British subjects seem to consider their departure, along with Harry’s memoir, as the ultimate betrayal. The British media is currently fixated on Harry and Meghan — not Andrew, and the allegations of sex crimes against him, and not the monarchy itself, its enduring colonial attitudes and the fact that several Commonwealth countries want to cut ties.

Scapegoats take the heat for a family’s sins and help keep those sins hidden, especially in high-profile families. “Never complain, never explain” is the Royal Family motto, although Harry alleges his relatives indulge in both regularly by leaking and planting stories about other family members to avoid negative media coverage.

A man in a military uniform and hat stands blurred in the background while a red-haired man with a beard walks beside him in the foreground.
Prince William and Prince Harry join the procession following the state hearse carrying the coffin of Queen Elizabeth towards St. George’s Chapel, Windsor, in September 2022.
(Justin Setterfield/AP)

Harry has disrupted these tactics, however, by exposing them. His ordeal has also reminded the world of the racism running through the colonial veins of the British monarchy and its involvement in the enslavement of Africans and the transatlantic slave trade.

The racist attacks on Meghan was Harry’s main stated reason for fleeing — and to protect his wife and their children from the dangers posed to them in the United Kingdom.




Read more:
Five ways the monarchy has benefited from colonialism and slavery


Olive branch?

So what will happen with King Charles’s coronation in May?

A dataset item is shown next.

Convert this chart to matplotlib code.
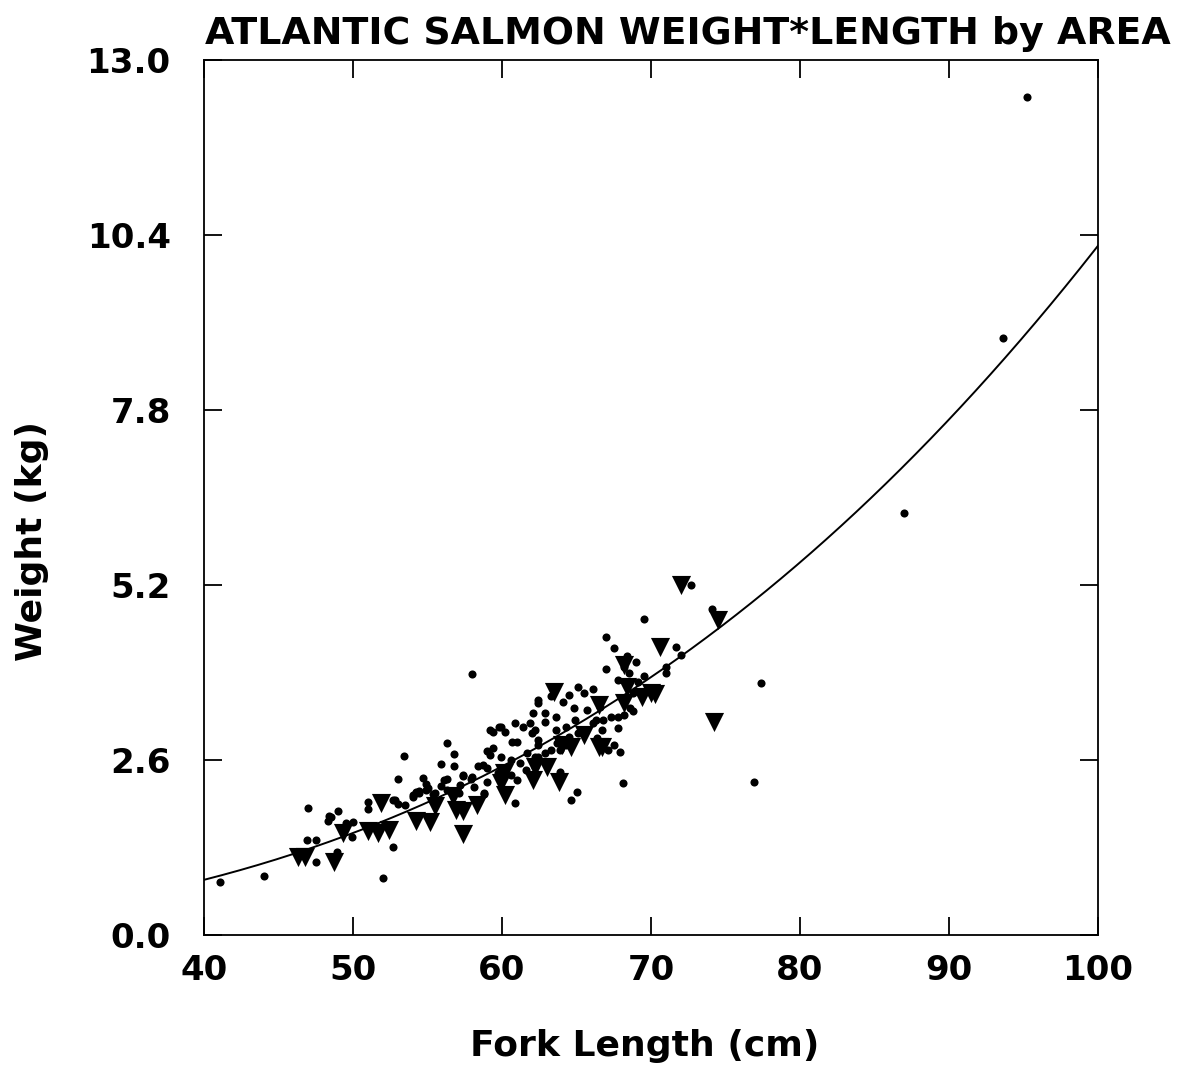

My guess is that an olive branch will be offered to Harry and Meghan, with invitations extended to them, and there may even be some internal pressure to bring them back into the fold.

But if the old family patterns inextricably tied to patriarchy, racism, misogyny and colonialism persist, Harry will almost certainly resist that pressure — and the monarchy will also be forced to either totally reinvent itself or risk being abolished in the years to come.

In other words, this is one sibling feud that could have historical repercussions.